NLP and Text Mining
Are you working on an NLP project where you’re mining the text from articles to which the university is subscribing as an institution? Talk to me about it. There are very restrictive policies that MANY publishers have put into their contracts to discourage text mining.
****Warning – The next paragraphs are going to be me getting on my soapbox (again)****
Personally, this information hoarding is an unfair practice in my opinion and restricts the advancement of science. I am certain that the author’s of these works never intended that their research findings should not be propagated. And while I realize that we live and thrive in a capitalistic society, it gives me little comfort that we are being asked to pay, pay, pay, pay…especially for research that has mostly been funded by our own tax dollars. We have every right to be able to access information readily. This is the fundamental cause as to why I am a librarian. Everybody has a right to information. It is the singly most valuable commodity in the world. It has the ability to empower anybody.

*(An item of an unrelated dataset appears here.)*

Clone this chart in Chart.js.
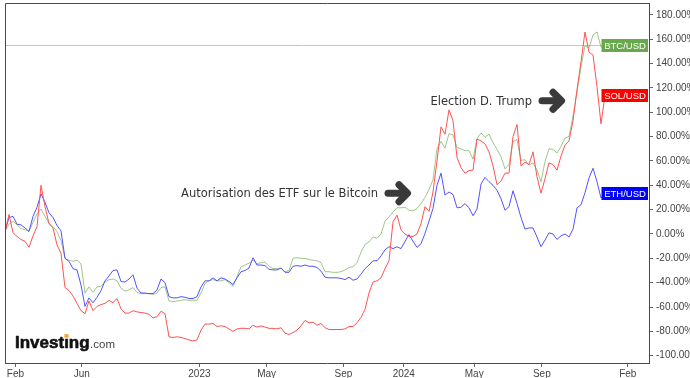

The NIH Public Access Policy is a nice step toward information nirvana, but we still have a long way to go. It’s not reasonable to expect that a researcher can easily cull through 18 million articles even with the most advanced search engines available. Human indexing and algorithms on abstracts alone cannot achieve the precision that we seek. A computational solution against the full text is not only reasonable but necessary.
Librarians struggle with publishers all of the time. Libraries pay soooooooooo much money for access. How can we possibly be expected to pay even more for information that we have already paid for? There is a limit to how much fruit the money tree can bear. There is a limit to how much librarians can bear.
Come on publishers. Do the right thing here. Doesn’t the public deserve it?